Orgovan’s boys teams won seven state championship meets, including the last two Class LL championships, and participated in 29 State Open championships, including a a runner-up finish in 2005. Amity also won six Southern Connecticut Conference Championships, 19 SCC Housatonic division championships and, before that, six Housatonic League championships.
Amity participated in 16 New England Championships, including 10 consecutive times from 2003-2012. Amity won the New England Championship in 2005 and was runner-up in 2008.
“After having worked with kids for 32 years, I’ve run across a lot of people in education,” Jacobs said in 2014. “I have never met anyone who reads kids better than Bob Orgovan. He knows distance running inside and out, but it’s not the reason he’s a championship coach. He knows when to push, when to pull back, when to motivate through encouragement, he knows when to motivate by pressing…and sometimes pressing hard. Talk to any alumni and they will concur, his influence runs deep.”
In 2014, Orgovan was named the National High School Athletic Coaches Association’s Coach of the Year at a ceremony in Jackson Hole, Wyoming.
“I try to remind people that it’s not the coach doing the great things, the kids are doing the great things,” he said. “I don’t have a magic pill to give them. I don’t have to tap them on the head. They do it themselves.

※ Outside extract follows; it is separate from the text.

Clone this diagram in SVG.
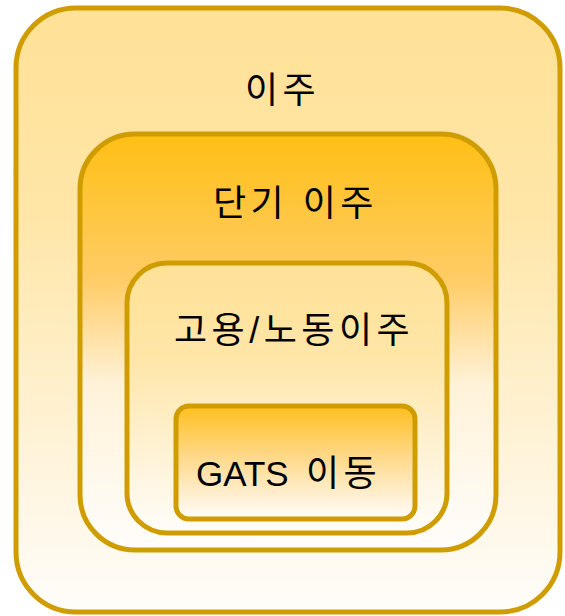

“I just try to coach each kid to help the get the most out of the experience. Some kids just want to be a part of a team and learn things that way. Or some kids want to be the best they can be and want you to push them harder. So you push them harder. That’s really what a good coach does: provide kids with the tools to help them achieve what they want to become.”
Orgovan is a certified USA Track and Field official and will continue to to stay involved at events. He and Jacobs brought on Jon Faitsch from Guilford as an assistant this season. Jacobs expects the team will be in good hands, especially if Faitsch takes over.
“Who knows how the hiring process will go,” he said. “But the hope is that there’s a nice, solid transition.”